“It’s been said that the first 21 years defines the career of an artist,” begins the official synopsis for 21 Years: Richard Linklater, which prompts the Wikipedia-style edit question “By whom?” Even if the 21-year notion were commonplace, it’s unclear how it relates to Linklater, who released his first feature (It’s Impossible To Learn To Plow By Reading Books) 26 years ago, and his first commercially distributed feature (Slacker) 23 years ago. Perhaps it took a couple of years to get such a bland hagiography into theaters? Interview subjects do refer to Boyhood only as “the 12-year project,” suggesting it hadn’t yet been given a title when 21 Years was shot, but the inclusion of clips from 2013’s Before Midnight quickly kill the theory that 21 Years was been shelved long enough to justify the title. Clearly, nobody put much thought into the matter, which is entirely typical of this glorified DVD extra.
Unlike Gabe Klinger’s Double Play: James Benning And Richard Linklater, released earlier in 2014, 21 Years doesn’t talk to Linklater at all. Instead, directors Michael Dunaway and Tara Wood corral many of the actors who’ve worked with him (Ethan Hawke, Julie Delpy, Billy Bob Thornton, Keanu Reeves, Matthew McConaughey), as well as a few fellow filmmakers (Jason Reitman, the Duplass brothers), and exactly one critic (the Austin Chronicle’s Louis Black, a longtime Linklater friend and cheerleader who appeared briefly in Slacker). As expected, the result is a total lovefest: Every word spoken would feel right at home in an electronic press kit. Linklater is a genius; he’s a dream to work with; he respects his actors; he set a shining example for the D.I.Y. indie-film community; he truly loves cinema; his homemade cure for cancer is both 100 percent effective and downright delicious! Even for fans, the nonstop praise gets wearisome.
Furthermore, there’s no structural intelligence to the film whatsoever. It isn’t chronological: Dazed And Confused gets 20 minutes of attention at the outset, but Slacker brings up the rear, for no good reason, and the films addressed between are a random jumble. It isn’t comprehensive: There’s a section on Linklater’s most disposable effort, 2005’s Bad News Bears (presumably because that justifies Thornton’s presence), while titles like Waking Life and Fast Food Nation are almost completely ignored. (Tellingly, subUrbia, often considered Linklater’s weakest film [by whom?], is never even mentioned.) It isn’t anything, really—just a bunch of laudatory sound bites thrown together with clips from Linklater’s films and some cutesy animated interludes, devoid of any real analysis of what makes him special. Only Hawke, who’s worked with Linklater on eight films over the past two decades, makes an effort to go beyond superficial gushing, but what he’s trying to get across isn’t the sort of thing that’s easily extemporized.
What keeps 21 Years from feeling roughly that long, in addition to the clips (fun fact: Before Sunset’s ending can inspire tears even when shown out of context, with talking heads chattering over the dialogue), is the occasional offbeat moment during interviews.
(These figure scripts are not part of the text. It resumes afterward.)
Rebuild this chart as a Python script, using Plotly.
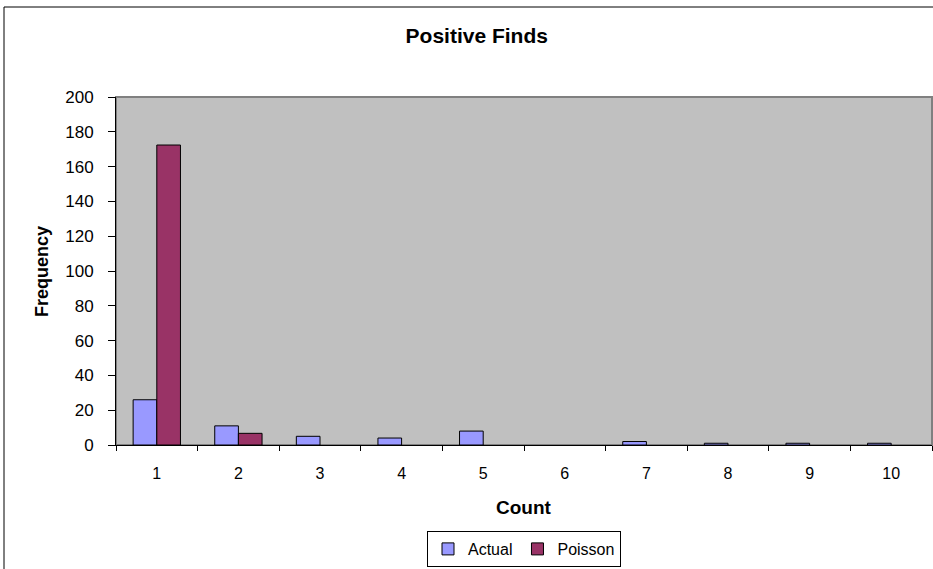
import plotly.graph_objects as go

categories = ["1", "2", "3", "4", "5", "6", "7", "8", "9", "10"]
actual = [26, 11, 5, 4, 8, None, 2, 1, 1, 1]
poisson = [172.4, 6.7, None, None, None, None, None, None, None, None]
y_ticks = [0, 20, 40, 60, 80, 100, 120, 140, 160, 180, 200]

FONT = "Liberation Sans, Arial, sans-serif"

fig = go.Figure()
fig.add_trace(go.Bar(x=categories, y=actual, name="Actual",
                     marker=dict(color="#9999FF", line=dict(color="black", width=1))))
fig.add_trace(go.Bar(x=categories, y=poisson, name="Poisson",
                     marker=dict(color="#993366", line=dict(color="black", width=1))))

fig.update_layout(
    width=933, height=569,
    margin=dict(l=116, r=1, t=97, b=124, autoexpand=False),
    paper_bgcolor="white",
    plot_bgcolor="#C0C0C0",
    font=dict(family=FONT, size=16, color="black"),
    barmode="group", bargap=0.42, bargroupgap=0,
    title=dict(text="<b>Positive Finds</b>", x=0.511, xref="container", xanchor="center",
               y=1 - 36 / 569, yref="container", yanchor="middle",
               font=dict(family=FONT, size=21, color="black")),
    showlegend=True,
    legend=dict(orientation="h", x=0.5, xanchor="center", y=(445 - 549) / 348, yanchor="middle",
                bordercolor="black", borderwidth=1, bgcolor="white",
                font=dict(family=FONT, size=16), itemwidth=30,
                traceorder="normal"),
    xaxis=dict(type="category", range=[-0.5, 9.5], showgrid=False,
               showline=True, linecolor="black", linewidth=1,
               ticks="outside", tickson="boundaries", ticklen=5, tickcolor="black",
               ticklabelstandoff=14,
               tickfont=dict(family=FONT, size=16), fixedrange=True),
    yaxis=dict(range=[0, 200], tickvals=y_ticks, showgrid=False, zeroline=False,
               showline=True, linecolor="black", linewidth=1,
               ticks="outside", ticklen=7, tickcolor="black",
               ticklabelstandoff=11,
               tickfont=dict(family=FONT, size=17), fixedrange=True),
    annotations=[
        dict(text="<b>Frequency</b>", xref="paper", yref="paper", x=(42 - 116) / 816, y=0.497,
             textangle=-90, showarrow=False, xanchor="center", yanchor="middle",
             font=dict(family=FONT, size=18)),
        dict(text="<b>Count</b>", xref="paper", yref="paper", x=0.5, y=(445 - 507) / 348,
             showarrow=False, xanchor="center", yanchor="middle",
             font=dict(family=FONT, size=19)),
    ],
    shapes=[
        dict(type="rect", xref="paper", yref="paper", x0=0, x1=1, y0=0, y1=1,
             line=dict(color="#808080", width=2), layer="below"),
        dict(type="rect", xref="paper", yref="paper", x0=(4 - 116) / 816, x1=(940 - 116) / 816,
             y0=(445 - 580) / 348, y1=(445 - 7) / 348,
             line=dict(color="black", width=1), fillcolor="rgba(0,0,0,0)", layer="below"),
    ],
)

fig.write_html("out.html", config={"displayModeBar": False},
               post_script="document.body.style.margin='0';document.body.style.overflow='hidden';")
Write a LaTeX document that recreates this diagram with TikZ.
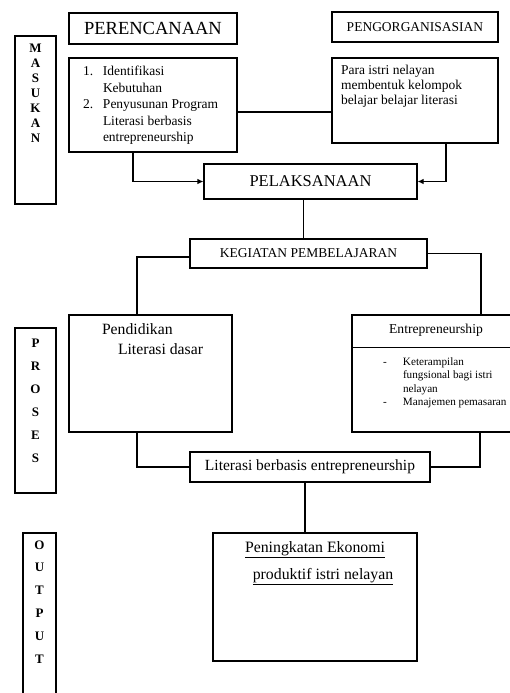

McConaughey tells a fun story about mistakenly assuming Linklater was offering him the title role in Bernie. Thornton praises Linklater’s imagination regarding A Scanner Darkly, then remembers it was an adaptation; informed that it was based on a Philip K. Dick novel, he looks off-camera and snorts, “He said ‘dick.’” And Reeves, apparently high on Scanner’s Substance D, is just plain nuts, making goofy gestures and devising bizarre metaphors. (“It’s like a play that’s taking place on Austin’s chest and balls and legs and, like, face, you know? It’s like, this scene takes place on my fuckin’ tit.”) It’s not enough to salvage this pointless endeavor, but it does provide some hope for 21 Years: Quentin Tarantino, which is lined up next for the series. Incidentally, Reservoir Dogs came out in 1992. You do the math!